Company acquisitions are back on the corporate agenda, but Tauranga-based commercial law specialist Kylie van Heerden says many business owners and potential purchasers are unaware of the risks when choosing between asset or share sales.
"The reality is, I think, a number of pros and cons are unknown to the average business owner/purchaser," said Ms van Heerden, who is a partner of Sharp Tudhope Lawyers. "These risks are often not considered and can have significant consequences if you choose the wrong sale structure for your particular objectives."
Recent Bay of Plenty activity has ranged from honey and health company Comvita's $12.3 million acquisition of Timaru's New Zealand Honey Ltd, to Graeme Hart's agreement to sell Carter Holt Harvey's pulp, paper and packaging businesses to Japanese interests for $1.03 billion.
An asset sale involved selling some or all of the assets owned by a company, such as plant and equipment, land and buildings, trading stock, as well as intangible assets such as intellectual property and goodwill.
In a share sale, the purchaser took control of an existing company by buying shares at a stipulated price, acquiring both the assets and liabilities.
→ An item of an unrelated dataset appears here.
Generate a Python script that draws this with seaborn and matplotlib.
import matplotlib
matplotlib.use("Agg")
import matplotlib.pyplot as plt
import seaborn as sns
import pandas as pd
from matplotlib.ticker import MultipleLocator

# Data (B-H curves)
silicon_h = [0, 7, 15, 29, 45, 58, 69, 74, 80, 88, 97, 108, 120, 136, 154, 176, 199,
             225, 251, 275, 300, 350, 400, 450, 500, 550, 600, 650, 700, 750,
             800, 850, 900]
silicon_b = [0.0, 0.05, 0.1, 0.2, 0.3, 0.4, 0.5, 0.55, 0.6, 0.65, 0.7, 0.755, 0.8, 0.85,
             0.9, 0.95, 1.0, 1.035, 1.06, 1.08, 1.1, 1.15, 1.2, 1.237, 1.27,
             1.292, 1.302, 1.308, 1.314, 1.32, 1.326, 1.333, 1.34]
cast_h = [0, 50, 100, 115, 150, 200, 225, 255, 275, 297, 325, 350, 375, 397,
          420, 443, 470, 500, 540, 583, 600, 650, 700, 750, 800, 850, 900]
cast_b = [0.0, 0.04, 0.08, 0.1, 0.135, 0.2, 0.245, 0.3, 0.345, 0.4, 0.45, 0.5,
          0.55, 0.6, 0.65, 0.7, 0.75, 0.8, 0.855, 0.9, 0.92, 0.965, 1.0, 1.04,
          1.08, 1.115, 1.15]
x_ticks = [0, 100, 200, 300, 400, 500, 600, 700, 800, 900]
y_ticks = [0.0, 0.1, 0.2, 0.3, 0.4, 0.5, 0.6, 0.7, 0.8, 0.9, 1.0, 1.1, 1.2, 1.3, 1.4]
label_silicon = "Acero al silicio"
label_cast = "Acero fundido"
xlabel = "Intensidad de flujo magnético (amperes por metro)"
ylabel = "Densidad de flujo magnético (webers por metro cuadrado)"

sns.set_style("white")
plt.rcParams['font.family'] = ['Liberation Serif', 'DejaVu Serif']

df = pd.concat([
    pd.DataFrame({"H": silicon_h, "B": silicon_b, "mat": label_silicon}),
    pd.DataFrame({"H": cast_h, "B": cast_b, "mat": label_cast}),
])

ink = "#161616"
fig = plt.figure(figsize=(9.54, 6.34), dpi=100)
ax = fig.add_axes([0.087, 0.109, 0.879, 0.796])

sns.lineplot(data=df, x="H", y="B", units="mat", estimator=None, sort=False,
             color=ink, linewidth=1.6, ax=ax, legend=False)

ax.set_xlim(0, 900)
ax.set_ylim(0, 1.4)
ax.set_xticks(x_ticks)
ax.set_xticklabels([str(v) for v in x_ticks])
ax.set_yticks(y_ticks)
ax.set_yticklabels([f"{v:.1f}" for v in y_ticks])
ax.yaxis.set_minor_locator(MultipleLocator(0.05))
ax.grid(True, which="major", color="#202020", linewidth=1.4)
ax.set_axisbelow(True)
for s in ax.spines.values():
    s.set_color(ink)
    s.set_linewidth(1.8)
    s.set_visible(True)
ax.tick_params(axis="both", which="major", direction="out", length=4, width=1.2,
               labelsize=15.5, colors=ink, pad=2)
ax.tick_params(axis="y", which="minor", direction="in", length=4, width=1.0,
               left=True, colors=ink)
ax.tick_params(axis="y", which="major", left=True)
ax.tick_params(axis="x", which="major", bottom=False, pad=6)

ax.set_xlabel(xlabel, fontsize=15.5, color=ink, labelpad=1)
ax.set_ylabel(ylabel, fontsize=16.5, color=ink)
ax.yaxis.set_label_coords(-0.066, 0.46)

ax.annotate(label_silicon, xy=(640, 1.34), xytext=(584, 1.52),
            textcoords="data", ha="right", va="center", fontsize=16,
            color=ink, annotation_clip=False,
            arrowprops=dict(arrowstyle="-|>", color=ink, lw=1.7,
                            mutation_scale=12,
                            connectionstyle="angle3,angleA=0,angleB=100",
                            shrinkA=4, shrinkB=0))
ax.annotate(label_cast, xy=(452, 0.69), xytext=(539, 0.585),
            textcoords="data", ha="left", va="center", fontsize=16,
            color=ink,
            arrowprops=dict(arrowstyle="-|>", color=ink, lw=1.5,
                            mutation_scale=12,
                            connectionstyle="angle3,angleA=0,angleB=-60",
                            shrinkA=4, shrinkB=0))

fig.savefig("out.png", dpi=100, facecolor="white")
"There is a constant conflict faced by vendors and purchasers as to which option should be adopted," said Ms van Heerden. "In an asset sale, the purchaser can pick and choose the assets it wants to buy, and have some certainty around the liabilities to be assumed. Effectively, a share sale involves a complete transfer of everything a company owns, including the kitchen sink."
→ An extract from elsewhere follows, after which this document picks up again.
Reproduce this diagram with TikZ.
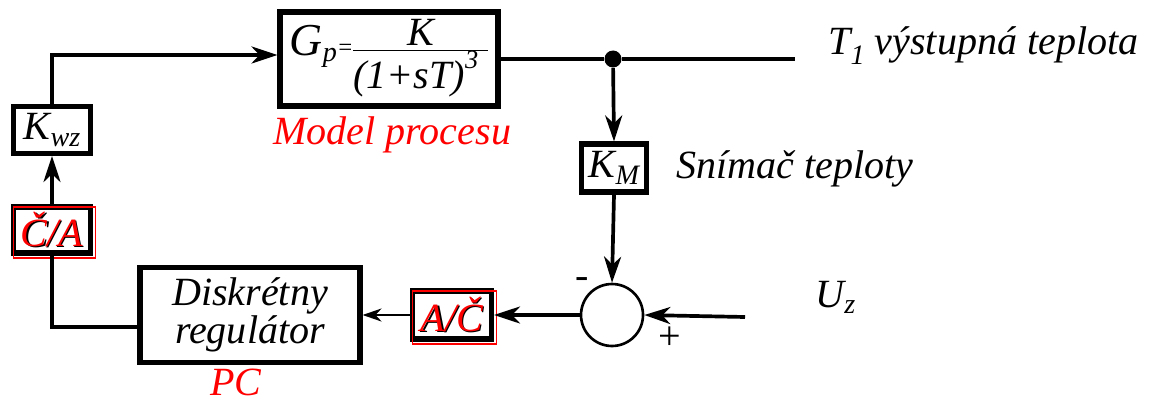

Toni Palmer, a partner in the Tauranga office of Tabak Business Sales, which specialises in advising on the sale and acquisition of small to medium-sized enterprises, said the asset sale was the most common option for the firm's clients.
"It means any residual liabilities lying within the company not passed on to a new owner," she said. "Share-based sales are most often between related parties who have previous knowledge of the business, or when there is some unique contract or advantage that cannot be transferred out of the company."
Ms van Heerden said while there were pros and cons for each option, a number of risks were often overlooked.
"In a share sale, the new owner can be held responsible for tax liabilities and other past debts which even the vendor was unaware of. And if more than 51 per cent of shares are acquired, there is a risk the company may forfeit tax losses in the year of the sale. It may also risk losing imputation credits if more than 34 per cent of the shares are acquired.
"In an asset sale, key contracts often can't be passed on without express permission from the third party involved. This means special deals or rates that the previous owner had locked in place might not continue once the business changes hands, making it less profitable."